Last week's Latin Olympika: a few random pictures.
The athletic events took place in drenching rain and mud. One injury requiring stitches occurred.
A random, unposed picture of students with a selection of awards.
Older students waiting for the excitement to begin.
That's it! I was too busy otherwise moderating, scorekeeping and driving all over Oregon and Washington.
Today instead of an all-day event I hit a few stores and found some winter coats for Quarta at a resale boutique, to replace the one she's worn to shreds. I took the girls to the library. Secundus surfaced briefly between sleepover last night, work this afternoon and another party this evening. I will attempt to make a plum pie for dinner tomorrow so we can satisfy the unwritten law that says I must make a pie to celebrate Pi Day.
I didn't have to give or grade quizzes this week because of the National Latin Exam, but next week will be a doozy. We have a new web-based grade program, "School Speak" (sounds Orwellian, doesn't it?) which is replacing the old familiar Gradekeeper. I understand that if you like your Gradekeeper you can keep your Gradekeeper... at least until the end of the year.
Steve and I watched "Populaire" on Netflix last night. It's a French movie with subtitles, modern but set in the 1950's. There's this really intense competition to win a speed typing contest. It was cute, but I know the description sounds weird.
This week I figured out how to use an app approved by the local library to borrow, download and listen to audiobooks on my Kindle Fire. This is in addition to the ability to use a different app to borrow e-books, which I figured out 2 months ago. Loving the ability to use the library in this new way. The first audiobook I'm listening to is Brandon Sanderson's Elantris. Daniel and I actually went down to Powell's books in Beaverton recently when he was back here on break to hear Sanderson at a book signing. I have only read one book of his so far (The Rithmatist) and he is the kind of author that an audiobook helps me get into. The audiobook narration does the difficult part to bridge over my natural ADD at the setup of the story, and by the time a few chapters are done and I've driven my commute once round trip, I'm hooked on the story.
Some fun quotes have come up on the Cryptograms game I've been playing lately.
"The car has become a secular sanctuary for the individual, his shrine to the self, his mobile Walden Pond."
— Edward McDonagh
This one inspired me -- I had really been thinking that our minivan needs a name. Why not "Walden?"
"A sense of humor is just common sense dancing."
— Clive James
"Those who know nothing of foreign languages, know nothing of their own. "

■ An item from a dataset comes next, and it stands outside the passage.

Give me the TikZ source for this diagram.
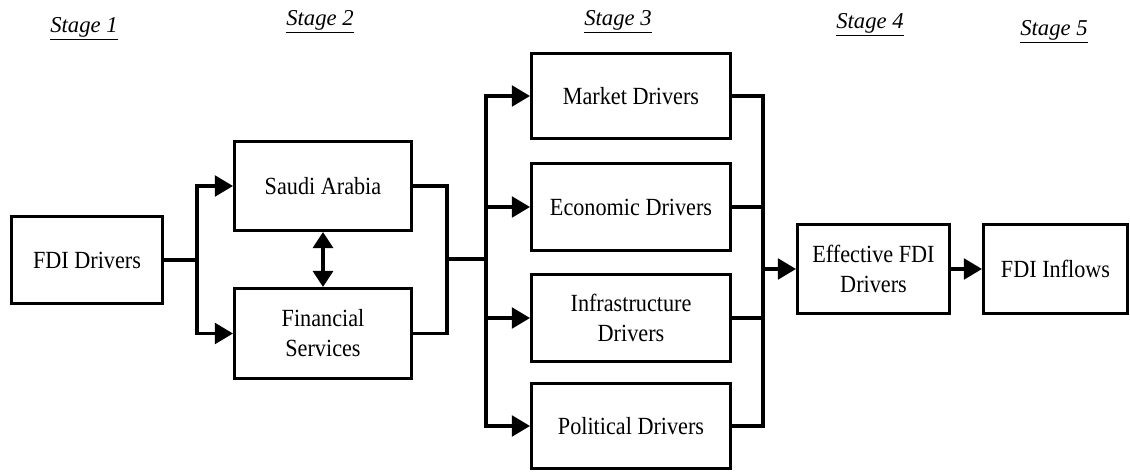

— Johann Wolfgang von Goethe
"Good teaching is one-fourth preparation and three-fourths theater. "
— Gail Godwin
"Never stay up on the barren heights of cleverness, but come down into the green valleys of silliness."
— Ludwig Wittgenstein
"Anyone who has passed through the regular gradations of a classical education, and is not made a fool by it, may consider himself as having had a very narrow escape. "
— William Hazlitt
"All my best thoughts were stolen by the ancients."